Starting Oct. 20, three penalty points will be added to the record of drivers caught talking on a handheld device while driving. The points are in addition to the current $167 fine for those caught talking on a cell phone while behind the wheel, she said.
Drivers ticketed for texting while driving already get three penalty points, along with a fine of $167.
Anton said distracted driving is the second-leading cause of driver deaths in B.C., averaging 88 deaths, while speeding is the top reason for such deaths, with an average of 105 fatalities every year.
A statement released by the Justice Ministry said between 2009 and 2013, the average number of annual impaired driving deaths in B.C. was 86.

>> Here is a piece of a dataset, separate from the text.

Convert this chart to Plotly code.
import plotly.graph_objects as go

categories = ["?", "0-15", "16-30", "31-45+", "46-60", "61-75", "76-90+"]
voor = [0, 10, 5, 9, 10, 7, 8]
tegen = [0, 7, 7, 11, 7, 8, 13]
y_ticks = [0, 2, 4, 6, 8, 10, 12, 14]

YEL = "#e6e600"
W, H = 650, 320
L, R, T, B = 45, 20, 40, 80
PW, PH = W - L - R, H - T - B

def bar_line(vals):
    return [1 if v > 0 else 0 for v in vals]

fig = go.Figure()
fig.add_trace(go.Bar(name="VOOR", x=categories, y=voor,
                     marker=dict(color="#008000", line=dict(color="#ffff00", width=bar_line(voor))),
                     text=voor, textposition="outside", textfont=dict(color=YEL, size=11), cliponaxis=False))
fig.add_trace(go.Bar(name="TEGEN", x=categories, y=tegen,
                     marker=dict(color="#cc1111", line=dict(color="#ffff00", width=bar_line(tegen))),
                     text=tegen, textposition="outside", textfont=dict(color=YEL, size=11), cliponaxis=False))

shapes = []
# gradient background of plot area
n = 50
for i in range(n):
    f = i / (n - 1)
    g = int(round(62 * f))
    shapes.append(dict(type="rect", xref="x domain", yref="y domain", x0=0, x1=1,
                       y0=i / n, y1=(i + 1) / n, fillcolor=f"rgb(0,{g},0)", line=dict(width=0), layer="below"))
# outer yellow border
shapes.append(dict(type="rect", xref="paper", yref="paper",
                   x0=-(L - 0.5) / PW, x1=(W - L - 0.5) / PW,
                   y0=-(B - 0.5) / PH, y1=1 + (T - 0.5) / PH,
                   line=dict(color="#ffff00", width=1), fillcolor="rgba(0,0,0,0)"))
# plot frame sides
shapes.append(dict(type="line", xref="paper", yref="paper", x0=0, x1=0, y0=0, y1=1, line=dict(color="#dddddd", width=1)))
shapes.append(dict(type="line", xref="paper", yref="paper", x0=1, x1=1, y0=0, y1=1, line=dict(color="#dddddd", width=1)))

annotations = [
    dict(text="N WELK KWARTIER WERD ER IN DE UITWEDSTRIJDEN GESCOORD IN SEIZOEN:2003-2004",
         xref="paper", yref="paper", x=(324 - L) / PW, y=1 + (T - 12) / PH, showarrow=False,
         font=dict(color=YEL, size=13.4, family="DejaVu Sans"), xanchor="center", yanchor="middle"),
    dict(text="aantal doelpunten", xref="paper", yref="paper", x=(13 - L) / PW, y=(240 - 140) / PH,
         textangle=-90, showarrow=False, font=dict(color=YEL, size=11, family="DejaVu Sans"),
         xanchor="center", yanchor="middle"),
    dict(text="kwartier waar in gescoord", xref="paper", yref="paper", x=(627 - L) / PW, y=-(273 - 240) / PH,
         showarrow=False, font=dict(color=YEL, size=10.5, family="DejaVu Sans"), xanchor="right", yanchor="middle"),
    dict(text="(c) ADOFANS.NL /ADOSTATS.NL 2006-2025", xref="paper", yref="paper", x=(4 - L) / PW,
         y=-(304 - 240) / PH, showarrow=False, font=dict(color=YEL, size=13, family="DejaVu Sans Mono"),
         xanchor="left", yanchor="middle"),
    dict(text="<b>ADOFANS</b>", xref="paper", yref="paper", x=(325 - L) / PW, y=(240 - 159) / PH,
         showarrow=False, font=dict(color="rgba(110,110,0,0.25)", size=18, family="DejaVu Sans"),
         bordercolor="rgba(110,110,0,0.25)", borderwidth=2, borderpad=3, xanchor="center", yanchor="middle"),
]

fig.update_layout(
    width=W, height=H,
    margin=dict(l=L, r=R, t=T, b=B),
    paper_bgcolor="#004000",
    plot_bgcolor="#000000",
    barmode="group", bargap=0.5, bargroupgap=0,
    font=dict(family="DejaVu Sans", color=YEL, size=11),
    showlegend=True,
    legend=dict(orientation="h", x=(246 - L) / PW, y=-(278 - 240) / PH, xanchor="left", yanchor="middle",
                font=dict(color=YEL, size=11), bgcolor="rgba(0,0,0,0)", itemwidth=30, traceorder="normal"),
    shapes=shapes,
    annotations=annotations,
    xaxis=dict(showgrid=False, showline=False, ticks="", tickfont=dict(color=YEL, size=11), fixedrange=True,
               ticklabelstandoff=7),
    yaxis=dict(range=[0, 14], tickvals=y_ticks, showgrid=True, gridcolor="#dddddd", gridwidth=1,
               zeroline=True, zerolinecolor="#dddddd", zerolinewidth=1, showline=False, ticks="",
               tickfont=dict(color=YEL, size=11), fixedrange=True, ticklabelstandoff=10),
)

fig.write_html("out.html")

"We are doing this because it's a very serious problem on British Columbia roads," said Anton. "Other drivers can't stand it when people around them are on their phone and distracted, because they are just not paying enough attention to the task at hand, which is driving."

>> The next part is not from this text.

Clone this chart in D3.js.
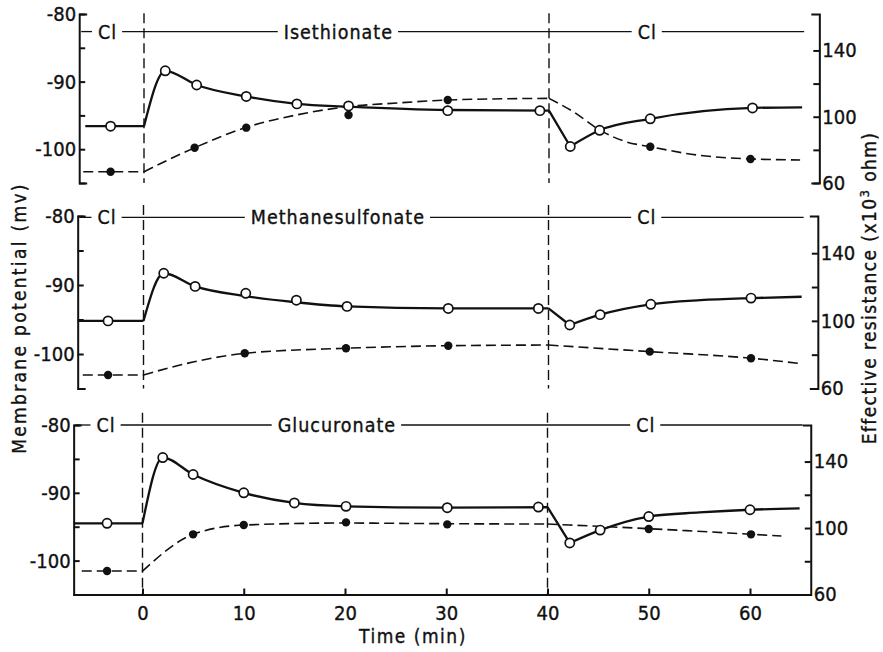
<!DOCTYPE html>
<html>
<head>
<meta charset="utf-8">
<script src="https://cdn.jsdelivr.net/npm/d3@7"></script>
<style>
  html, body { margin: 0; padding: 0; background: #fff; }
  svg { display: block; font-family: "DejaVu Sans Condensed", "DejaVu Sans", sans-serif; }
  svg text { stroke: #111; stroke-width: 0.35px; }
</style>
</head>
<body>
<svg id="chart" width="883" height="652"></svg>
<script>
// Membrane potential (open circles, solid line) and effective resistance
// (filled circles, dashed line) while Cl is replaced by an impermeant anion
// between t = 0 and t = 40 min, then restored.

const solutions = ["Isethionate", "Methanesulfonate", "Glucuronate"];
const washLabel = "Cl";
const switchTimes = [0, 40];

const timeTicks = [0, 10, 20, 30, 40, 50, 60];
const potentialTicks = [-80, -85, -90, -95, -100, -105];
const potentialTickLabels = [-80, -90, -100];
const resistanceTicks = [60, 80, 100, 120, 140];
const resistanceTickLabels = [60, 100, 140];

// ---- Isethionate ----
const isePotentialTime  = [-3.3, 2.1, 5.2, 10.1, 15.1, 20.2, 30, 39.1, 42.1, 45, 50, 60.1];
const isePotential      = [-96.6, -88.4, -90.5, -92.2, -93.3, -93.6, -94.3, -94.3, -99.6, -97.2, -95.5, -93.9];
const iseResistanceTime = [-3.3, 5.0, 10.1, 20.2, 30, 50, 59.9];
const iseResistance     = [66.8, 81.3, 93.4, 101, 110.1, 81.9, 74.5];
const isePotentialCurve = [[-5.8, -96.6], [0, -96.6], [2.1, -88.4], [5.2, -90.5], [10.1, -92.2], [15.1, -93.3],
  [20.2, -93.7], [30, -94.2], [40, -94.3], [42.1, -99.6], [45, -97.2], [50, -95.5], [60.1, -93.9], [65, -93.8]];
const iseResistanceCurve = [[-6, 66.8], [0, 66.8], [5, 81.3], [10, 93.4], [15, 101], [20, 106], [25, 108.3],
  [30, 110.1], [40, 111.1], [42.4, 103], [45, 92], [47.6, 84.9], [50, 81.9], [54.6, 76.9], [60, 74.5], [64.8, 73.9]];

// ---- Methanesulfonate ----
const msPotentialTime  = [-3.5, 2.0, 5.1, 10.1, 15.1, 20.1, 30.1, 39, 42.1, 45.1, 50.1, 60];
const msPotential      = [-95.2, -88.3, -90.2, -91.2, -92.2, -93.1, -93.4, -93.4, -95.8, -94.3, -92.8, -91.9];
const msResistanceTime = [-3.5, 10, 20, 30.1, 50, 60];
const msResistance     = [68, 80.8, 83.8, 85.3, 81.8, 77.9];
const msPotentialCurve = [[-6.5, -95.2], [0, -95.2], [2.0, -88.3], [5.1, -90.2], [10, -91.6], [15, -92.5],
  [20.1, -93.1], [30, -93.4], [40, -93.4], [42.1, -95.8], [45.1, -94.3], [50.1, -92.8], [55, -92.2], [60, -91.9], [65, -91.7]];
const msResistanceCurve = [[-6, 68], [0, 68], [5, 75.8], [10, 80.8], [20, 83.8], [30, 85.3], [40, 85.7],
  [50, 81.8], [60, 77.9], [64.7, 74.9]];

// ---- Glucuronate ----
const gluPotentialTime  = [-3.5, 2.0, 5.0, 10.0, 15.0, 20.1, 30.1, 39.1, 42.2, 45.2, 50, 60];
const gluPotential      = [-94.5, -84.8, -87.3, -90.0, -91.5, -92.0, -92.2, -92.1, -97.4, -95.5, -93.5, -92.5];
const gluResistanceTime = [-3.5, 5, 10, 20.1, 30.1, 50, 60.1];
const gluResistance     = [74.1, 96.2, 101.8, 103.4, 102.2, 99.4, 96.2];
const gluPotentialCurve = [[-6.8, -94.5], [0, -94.5], [2.0, -84.8], [5, -87.3], [10, -90], [15, -91.5], [20, -92],
  [30, -92.2], [40, -92.1], [42.2, -97.4], [45.2, -95.5], [50, -93.5], [55, -92.9], [60, -92.5], [64.9, -92.3]];
const gluResistanceCurve = [[-6, 74.1], [0, 74.1], [5, 96.2], [10, 101.8], [20, 103], [30, 102.6], [40, 102.4],
  [50, 99.6], [60, 96.3], [63.1, 95.2]];

const runs = [
  { name: solutions[0], pT: isePotentialTime, p: isePotential, rT: iseResistanceTime, r: iseResistance,
    pCurve: isePotentialCurve, rCurve: iseResistanceCurve },
  { name: solutions[1], pT: msPotentialTime, p: msPotential, rT: msResistanceTime, r: msResistance,
    pCurve: msPotentialCurve, rCurve: msResistanceCurve },
  { name: solutions[2], pT: gluPotentialTime, p: gluPotential, rT: gluResistanceTime, r: gluResistance,
    pCurve: gluPotentialCurve, rCurve: gluResistanceCurve }
];

// panel placement (pixels / axis units)
const layout = [
  { top: 14,  bottom: 183,   dx: 1.5, xLeft: -6.4, xRight: 66.7, bandV: -82.6, dashTop: -79.9 },
  { top: 216, bottom: 388.5, dx: 1.0, xLeft: -6.5, xRight: 66.6, bandV: -80.2, dashTop: -78.4 },
  { top: 425, bottom: 594.5, dx: 0,   xLeft: -6.8, xRight: 66.0, bandV: -80.0, dashTop: -78.2 }
];
const bandPos = { left: -3.6, middle: 19.2, right: 49.7, end: 65.2 };

const svg = d3.select("#chart");
svg.append("rect").attr("width", 883).attr("height", 652).attr("fill", "#fff");

const x = d3.scaleLinear().domain([0, 60]).range([142.5, 750]);
const INK = "#111";

// split knots into pieces so the curve keeps sharp corners at the solution switches
function splitAt(knots, breaks) {
  const segs = [];
  let cur = [];
  knots.forEach((k, i) => {
    cur.push(k);
    if (breaks.includes(k[0]) && i > 0 && i < knots.length - 1) {
      segs.push(cur);
      cur = [k];
    }
  });
  segs.push(cur);
  return segs;
}

runs.forEach((run, i) => {
  const L = layout[i];
  const X = t => x(t) + L.dx;
  const yP = d3.scaleLinear().domain([-105, -80]).range([L.bottom, L.top]);
  const yR = d3.scaleLinear().domain([60, 162]).range([L.bottom, L.top]);
  const g = svg.append("g");
  const axL = X(L.xLeft), axR = X(L.xRight);

  // solution change markers
  switchTimes.forEach(t => {
    g.append("line")
      .attr("x1", X(t)).attr("x2", X(t))
      .attr("y1", yP(L.dashTop)).attr("y2", L.bottom)
      .attr("stroke", INK).attr("stroke-width", 1.4)
      .attr("stroke-dasharray", "10,5");
  });

  // solution band: Cl | anion | Cl
  const by = yP(L.bandV);
  const bandTexts = [
    { t: bandPos.left, s: washLabel },
    { t: bandPos.middle, s: run.name },
    { t: bandPos.right, s: washLabel }
  ];
  const gaps = [];
  bandTexts.forEach(b => {
    const txt = g.append("text")
      .attr("x", X(b.t)).attr("y", by + 7)
      .attr("text-anchor", "middle")
      .attr("font-size", 19.5).attr("letter-spacing", 1)
      .attr("fill", INK).text(b.s);
    const w = txt.node().getComputedTextLength();
    gaps.push([X(b.t) - w / 2 - 6, X(b.t) + w / 2 + 5]);
  });
  let start = axL + 2;
  gaps.forEach(gp => {
    g.append("line").attr("x1", start).attr("x2", gp[0]).attr("y1", by).attr("y2", by)
      .attr("stroke", INK).attr("stroke-width", 1.3);
    start = gp[1];
  });
  g.append("line").attr("x1", start).attr("x2", X(bandPos.end)).attr("y1", by).attr("y2", by)
    .attr("stroke", INK).attr("stroke-width", 1.3);

  // traced curves
  const troughT = run.pCurve.filter(d => d[0] > 40).reduce((a, b) => (b[1] < a[1] ? b : a))[0];
  const lineP = d3.line().x(d => X(d[0])).y(d => yP(d[1])).curve(d3.curveMonotoneX);
  const lineR = d3.line().x(d => X(d[0])).y(d => yR(d[1])).curve(d3.curveMonotoneX);
  const pSegs = splitAt(run.pCurve, [...switchTimes, troughT]);
  const rSegs = splitAt(run.rCurve, switchTimes);
  g.append("path").attr("d", rSegs.map(s => lineR(s)).join(""))
    .attr("fill", "none").attr("stroke", INK).attr("stroke-width", 1.6)
    .attr("stroke-dasharray", "10,5");
  g.append("path").attr("d", pSegs.map(s => lineP(s)).join(""))
    .attr("fill", "none").attr("stroke", INK).attr("stroke-width", 2.3)
    .attr("stroke-linejoin", "round");

  // measured points
  g.selectAll(".res").data(run.rT.map((t, k) => [t, run.r[k]])).join("circle")
    .attr("cx", d => X(d[0])).attr("cy", d => yR(d[1])).attr("r", 4.2).attr("fill", INK);
  g.selectAll(".pot").data(run.pT.map((t, k) => [t, run.p[k]])).join("circle")
    .attr("cx", d => X(d[0])).attr("cy", d => yP(d[1])).attr("r", 4.6)
    .attr("fill", "#fff").attr("stroke", INK).attr("stroke-width", 1.7);

  // left axis: membrane potential
  const left = g.append("g").attr("transform", `translate(${axL},0)`)
    .call(d3.axisLeft(yP).tickValues(potentialTicks)
      .tickFormat(d => potentialTickLabels.includes(d) ? String(d) : "")
      .tickSizeInner(-6).tickSizeOuter(-8).tickPadding(3));
  // right axis: effective resistance
  const right = g.append("g").attr("transform", `translate(${axR},0)`)
    .call(d3.axisRight(yR).tickValues(resistanceTicks)
      .tickFormat(d => resistanceTickLabels.includes(d) ? String(d) : "")
      .tickSizeInner(-6).tickSizeOuter(-8).tickPadding(3));
  [left, right].forEach(a => {
    a.attr("font-family", null).attr("font-size", null);
    a.selectAll("path, line").attr("stroke", INK).attr("stroke-width", 2);
    a.selectAll("text").attr("font-size", 20).attr("fill", INK);
  });

  // time axis under the last panel
  if (i === runs.length - 1) {
    const xs = d3.scaleLinear().domain([L.xLeft, L.xRight]).range([axL, axR]);
    const bottom = g.append("g").attr("transform", `translate(0,${L.bottom})`)
      .call(d3.axisBottom(xs).tickValues(timeTicks).tickFormat(d3.format("d"))
        .tickSizeInner(-6).tickSizeOuter(0).tickPadding(11));
    bottom.attr("font-family", null).attr("font-size", null);
    bottom.selectAll("path, line").attr("stroke", INK).attr("stroke-width", 2);
    bottom.selectAll("text").attr("font-size", 20).attr("fill", INK);
  }
});

// axis titles
svg.append("text")
  .attr("transform", "translate(19,318) rotate(-90)")
  .attr("text-anchor", "middle").attr("dy", "0.35em")
  .attr("font-size", 19).attr("letter-spacing", 2.3).attr("fill", INK)
  .text("Membrane potential (mv)");

const rt = svg.append("text")
  .attr("transform", "translate(869,288) rotate(-90)")
  .attr("text-anchor", "middle").attr("dy", "0.35em")
  .attr("font-size", 19).attr("letter-spacing", 1.4).attr("fill", INK);
rt.append("tspan").text("Effective resistance (x10");
rt.append("tspan").attr("font-size", 13).attr("dy", "-0.55em").text("3");
rt.append("tspan").attr("dy", "0.37em").text(" ohm)");

svg.append("text")
  .attr("x", 413).attr("y", 643)
  .attr("text-anchor", "middle")
  .attr("font-size", 19).attr("letter-spacing", 1.5).attr("fill", INK)
  .text("Time (min)");
</script>
</body>
</html>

Since 2008, every province and territory in Canada — with the exception of Nunavut — has created laws to deal with cellphone use by drivers.
In Ontario, distracted drivers now face fines as high a $1,000.
Anton said the B.C. government will examine increasing fines for distracted driver offences, but Ontario's fines seem too high.
"We're having a look at the fines," she said. "My goal on the fines is to have a proportional scheme of fines, so that they're based on risk and proportionate to each other."
Last year, police issued 51,200 violation tickets to drivers who were using an electronic device, said a Justice Ministry statement.
The statement said research shows five seconds of texting while driving at highway speeds is like driving blindfolded for almost the length of an entire football field.